Why are there no ordered dictionaries?
Alex Martelli
aleax at mail.comcast.net
Sun Nov 20 21:09:47 EST 2005
bonono at gmail.com <bonono at gmail.com> wrote:
...
> there are at least two behaviour. What I need is a "preferred order".
> Say if I have designed a web form(correspond to a database table), I
> just want say 3 fields that goes before anything else in the
> presentation. The rest I don't care as the DBA may create more fields
> later which I don't want to then update my code yet again.
preferred_fields = ['foo', 'bar', 'baz']
def process_preferred_fields():
global preferred_fields
temp = {}
for i, field in enumerate(preferred_fields):
temp[field] = '%s%s' % (chr(0), chr(i))
preferred_fields = temp
process_preferred_fields()
del process_preferred_fields
def sort_key(akey, preferred_fields=preferred_fields):
return preferred_fields.get(akey, akey)
del preferred_fields
## ...build dictionary d...
# now output d...:
for k in sorted(d, key=sort_key):
print k, d[k]
Season to taste if you want non-preferred fields emitted other than
alphabetically, or if you want to wrap this stuff into a class, etc.

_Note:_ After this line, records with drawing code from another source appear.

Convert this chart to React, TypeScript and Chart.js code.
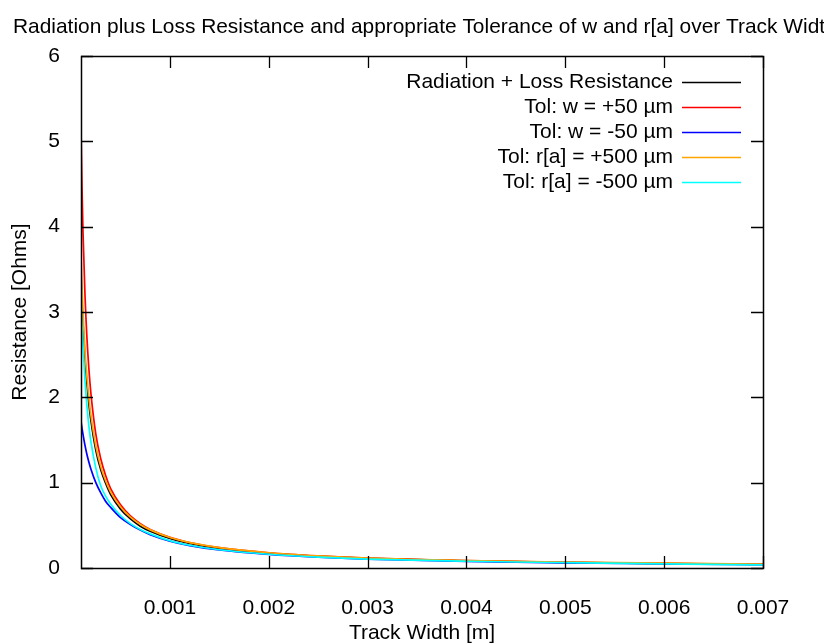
import { useEffect, useRef } from "react";
import { Chart, registerables } from "chart.js";

Chart.register(...registerables);

const TITLE = "Radiation plus Loss Resistance and appropriate Tolerance of w and r[a] over Track Width";
const X_LABEL = "Track Width [m]";
const Y_LABEL = "Resistance [Ohms]";

const X_TICKS = [0.001, 0.002, 0.003, 0.004, 0.005, 0.006, 0.007];
const Y_TICKS = [0, 1, 2, 3, 4, 5, 6];
const X_MIN = 0.0001;
const X_MAX = 0.007;
const Y_MIN = 0;
const Y_MAX = 6;

const TRACK_WIDTH = [
  0.0001, 0.00011, 0.00012, 0.00014, 0.00016, 0.00018, 0.0002, 0.00025, 0.0003, 0.00035,
  0.0004, 0.0005, 0.0006, 0.0007, 0.0008, 0.001, 0.0012, 0.0015, 0.002, 0.0025,
  0.003, 0.004, 0.005, 0.006, 0.007,
];

const R_NOMINAL = [
  3.45, 3.14, 2.88, 2.46, 2.16, 1.92, 1.73, 1.38, 1.15, 0.99,
  0.86, 0.69, 0.575, 0.49, 0.43, 0.345, 0.288, 0.23, 0.172, 0.137,
  0.112, 0.083, 0.065, 0.052, 0.042,
];
const R_W_PLUS = [
  5.15, 4.47, 3.95, 3.21, 2.7, 2.33, 2.05, 1.57, 1.28, 1.08,
  0.93, 0.74, 0.61, 0.52, 0.452, 0.36, 0.299, 0.238, 0.178, 0.141,
  0.115, 0.086, 0.067, 0.054, 0.044,
];
const R_W_MINUS = [
  1.72, 1.64, 1.57, 1.44, 1.33, 1.24, 1.16, 1.0, 0.88, 0.78,
  0.71, 0.59, 0.51, 0.444, 0.39, 0.315, 0.263, 0.211, 0.159, 0.126,
  0.104, 0.078, 0.061, 0.049, 0.039,
];
const R_RA_PLUS = [
  3.65, 3.3, 3.0, 2.55, 2.24, 1.99, 1.79, 1.43, 1.19, 1.02,
  0.89, 0.715, 0.595, 0.51, 0.447, 0.358, 0.298, 0.239, 0.179, 0.142,
  0.116, 0.087, 0.069, 0.056, 0.046,
];
const R_RA_MINUS = [
  3.15, 2.85, 2.6, 2.2, 1.9, 1.66, 1.48, 1.17, 0.96, 0.84,
  0.75, 0.615, 0.52, 0.452, 0.4, 0.32, 0.267, 0.214, 0.161, 0.128,
  0.105, 0.079, 0.062, 0.048, 0.036,
];

const SERIES_NAMES = [
  "Radiation + Loss Resistance",
  "Tol: w = +50 µm",
  "Tol: w = -50 µm",
  "Tol: r[a] = +500 µm",
  "Tol: r[a] = -500 µm",
];
const SERIES_VALUES = [R_NOMINAL, R_W_PLUS, R_W_MINUS, R_RA_PLUS, R_RA_MINUS];
const SERIES_COLORS = ["#000000", "#ff0000", "#0000ff", "#ffa500", "#00ffff"];

const FONT_FAMILY = "'Liberation Sans', Arial, sans-serif";
const FONT_SIZE = 21;

const framePlugin = {
  id: "gnuplotFrame",
  beforeDraw(chart: any) {
    const ctx = chart.ctx;
    ctx.save();
    ctx.fillStyle = "#ffffff";
    ctx.fillRect(0, 0, chart.width, chart.height);
    ctx.fillStyle = "#000000";
    ctx.font = `20.9px ${FONT_FAMILY}`;
    ctx.textAlign = "left";
    ctx.textBaseline = "middle";
    ctx.fillText(TITLE, 13, 27);
    ctx.restore();
  },
  afterDatasetsDraw(chart: any) {
    const ctx = chart.ctx;
    const { left, right, top, bottom } = chart.chartArea;
    const xs = chart.scales.x;
    const ys = chart.scales.y;
    const tick = 12;
    ctx.save();
    ctx.strokeStyle = "#000000";
    ctx.lineWidth = 1.3;
    ctx.beginPath();
    for (const v of X_TICKS) {
      const px = Math.round(xs.getPixelForValue(v)) + 0.5;
      ctx.moveTo(px, bottom);
      ctx.lineTo(px, bottom - tick);
      ctx.moveTo(px, top);
      ctx.lineTo(px, top + tick);
    }
    for (const v of Y_TICKS) {
      const py = Math.round(ys.getPixelForValue(v)) + 0.5;
      ctx.moveTo(left, py);
      ctx.lineTo(left + tick, py);
      ctx.moveTo(right, py);
      ctx.lineTo(right - tick, py);
    }
    ctx.stroke();
    ctx.lineWidth = 1.5;
    ctx.strokeRect(Math.round(left) + 0.5, Math.round(top) + 0.5, Math.round(right - left), Math.round(bottom - top));

    // key (legend)
    ctx.font = `${FONT_SIZE}px ${FONT_FAMILY}`;
    ctx.textAlign = "right";
    ctx.textBaseline = "middle";
    const rowY0 = 82;
    const rowStep = 25;
    SERIES_NAMES.forEach((name, i) => {
      const y = rowY0 + i * rowStep;
      ctx.fillStyle = "#000000";
      ctx.fillText(name, 673, y);
      ctx.strokeStyle = SERIES_COLORS[i];
      ctx.lineWidth = 1.6;
      ctx.beginPath();
      ctx.moveTo(682, y + 0.5);
      ctx.lineTo(741, y + 0.5);
      ctx.stroke();
    });
    ctx.restore();
  },
};

export default function App() {
  const canvasRef = useRef<HTMLCanvasElement | null>(null);

  useEffect(() => {
    const canvas = canvasRef.current;
    if (!canvas) return;
    const datasets = SERIES_NAMES.map((name, i) => ({
      label: name,
      data: TRACK_WIDTH.map((x, j) => ({ x, y: SERIES_VALUES[i][j] })),
      borderColor: SERIES_COLORS[i],
      backgroundColor: SERIES_COLORS[i],
      borderWidth: 1.7,
      pointRadius: 0,
      fill: false,
      cubicInterpolationMode: "monotone" as const,
      order: SERIES_NAMES.length - i,
    }));

    const chart = new Chart(canvas, {
      type: "line",
      data: { datasets },
      options: {
        animation: false,
        responsive: false,
        devicePixelRatio: 1,
        layout: { padding: { top: 56, right: 61, left: 0, bottom: 0 } },
        plugins: {
          legend: { display: false },
          title: { display: false },
          tooltip: { enabled: false },
        },
        scales: {
          x: {
            type: "linear",
            min: X_MIN,
            max: X_MAX,
            grid: { display: false },
            border: { display: false },
            afterBuildTicks: (scale: any) => {
              scale.ticks = X_TICKS.map((value) => ({ value }));
            },
            afterFit: (scale: any) => {
              scale.height = 76;
            },
            ticks: {
              color: "#000000",
              padding: 20,
              maxRotation: 0,
              autoSkip: false,
              font: { family: FONT_FAMILY, size: FONT_SIZE },
              callback: (v: any) => Number(v).toFixed(3),
            },
            title: {
              display: true,
              text: X_LABEL,
              color: "#000000",
              font: { family: FONT_FAMILY, size: FONT_SIZE, lineHeight: 1 },
              padding: { top: 0, bottom: 0.5 },
            },
          },
          y: {
            type: "linear",
            min: Y_MIN,
            max: Y_MAX,
            grid: { display: false },
            border: { display: false },
            afterBuildTicks: (scale: any) => {
              scale.ticks = Y_TICKS.map((value) => ({ value }));
            },
            afterFit: (scale: any) => {
              scale.width = 81;
            },
            ticks: {
              color: "#000000",
              padding: 13,
              font: { family: FONT_FAMILY, size: FONT_SIZE },
              callback: (v: any) => String(v),
            },
            title: {
              display: true,
              text: Y_LABEL,
              color: "#000000",
              font: { family: FONT_FAMILY, size: FONT_SIZE, lineHeight: 1 },
              padding: { top: 9.5, bottom: 0 },
            },
          },
        },
      },
      plugins: [framePlugin],
    });

    return () => {
      chart.destroy();
    };
  }, []);

  return (
    <div style={{ position: "fixed", left: 0, top: 0, width: 824, height: 644, background: "#ffffff" }}>
      <canvas ref={canvasRef} width={824} height={644} style={{ width: 824, height: 644, display: "block" }} />
    </div>
  );
}
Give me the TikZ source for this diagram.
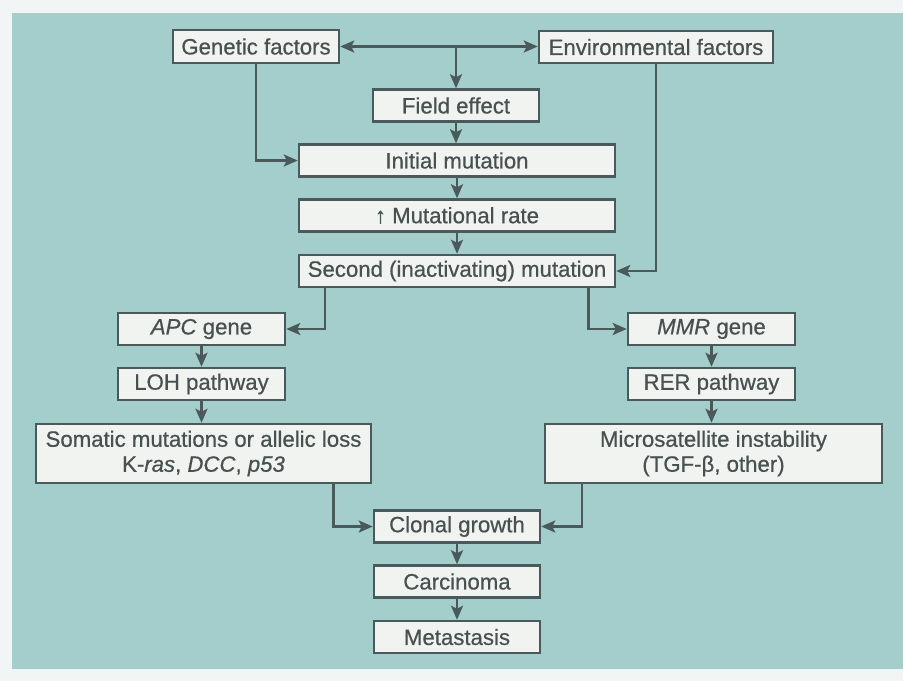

(Note: untested code, so typos &c are quite possible). This assumes
that no 'real' key is a non-string, and no 'real' key starts with
chr(0), but it's quite easy to tweak for slightly different specs (at
worst by defining a custom type designed to always compare less than any
real key, and wrapping the preferred_fields entry in instances of that
custom type... having such instances compare with each other based on
the index within preferred_fields of the key they're wrapping, etc etc).